Deep‑buffer (depth buffers) networks: Large node buffers; congestion first shows as rising delay, and only when buffers are exhausted does packet loss occur.

Wi‑Fi, cellular, and wired networks each have specific causes of limited bandwidth, such as signal attenuation, interference, device density, or shared bandwidth.

Congestion‑Control Strategies Overview

The core strategies include real‑time bandwidth estimation, bitrate allocation, and paced sending.

Fused Bandwidth‑Estimation Algorithm

The algorithm combines a delay‑based method and a loss‑based method, using ACK bitrate as a reference to compute a bandwidth estimate.

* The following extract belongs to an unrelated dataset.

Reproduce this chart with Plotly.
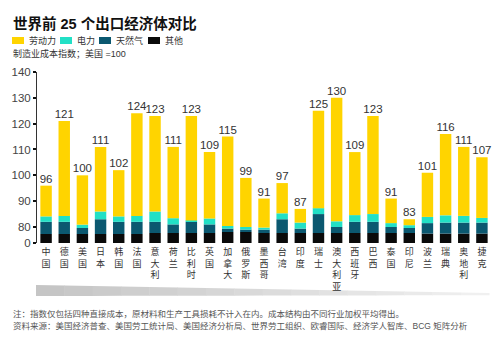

Sender side: Smoothly sends data while the receiver periodically feeds back packet arrival status and timestamps.

Receiver feedback processing: The sender inputs packet arrival times and sizes, calculates the received bitrate over a short window (hundreds of ms), and applies a Bayesian estimator to obtain a stable estimate.

Delay‑based component: Groups packets, measures inter‑group delay variation, and feeds it to a trendline algorithm, classifying network state as overuse, normal, or underuse.

Loss‑based component: Computes packet‑loss rate from feedback, applies a filter to determine loss trend states (LossIncr, LossHold, LossDecr).

Rate control: Based on network load, loss trend, and ACK bitrate, three rate‑control states (RC Decr, RC Hold, RC Incr) produce an RC estimate, which is combined with loss information to yield the final bandwidth estimate.

If loss rate is below a low threshold, the final estimate is θ × RC (θ > 1.0, adjusted by RTT). If loss is high and in LossIncr for a sustained period, the ACK bitrate becomes the final estimate; otherwise, the RC estimate is used.

For deep‑buffer networks, the delay‑based algorithm can quickly detect congestion and provide accurate estimates. For shallow‑buffer networks, delay changes are minimal, so loss‑based information must be incorporated.

Bitrate Allocation

The upper limit of the bandwidth estimate is set to the video’s maximum recommended bitrate (derived from resolution, frame rate, etc.). When no loss occurs, the entire estimated bandwidth is allocated to encoding. When loss is present, Forward Error Correction (FEC) and retransmission (NACK) are added, so the sum of FEC + retransmission + encoding bitrate must not exceed the bandwidth estimate, otherwise congestion worsens.

A dynamic upper‑limit strategy monitors the ratio of total sent bitrate to encoding bitrate, smooths it, and multiplies the result by the recommended maximum to obtain a new upper bound, updating with a fast‑rise, slow‑fall policy.

Paced Sending

Paced sending uses a token‑bucket rate‑limiter to control the sending speed of all RTP packets (media, FEC, retransmission). Packets are placed in a priority queue; a timer updates a budget based on the bandwidth estimate and a pacer coefficient. When the budget is positive, packets are sent and the budget is consumed; when it reaches zero, sending pauses.

The pacer coefficient determines smoothing strength: a coefficient of 1.0 means strict adherence to the bandwidth estimate, minimizing burst impact and improving utilization, but may add a small pacer delay. Variations in I‑frame size, scene changes, and extra FEC/retransmission traffic cause queue rate fluctuations, so the coefficient must balance pacer delay, congestion delay, bandwidth utilization, and overall QoE.

Dynamic Pacer Coefficient Strategy

When bandwidth is limited, the smoothing coefficient is set smaller and adjusted based on queue delay; when bandwidth is abundant, the coefficient is larger, with the current bandwidth estimate and recent congestion observations used to decide if bandwidth is constrained.

Conclusion

The article presented NetEase Cloud Communication’s QoS congestion‑control strategy, covering bandwidth‑estimation algorithms, bitrate allocation, and paced‑sending techniques. By balancing QoE metrics such as latency, stutter, and bandwidth utilization, these methods enable low‑delay, low‑stutter, high‑utilization audio‑video experiences.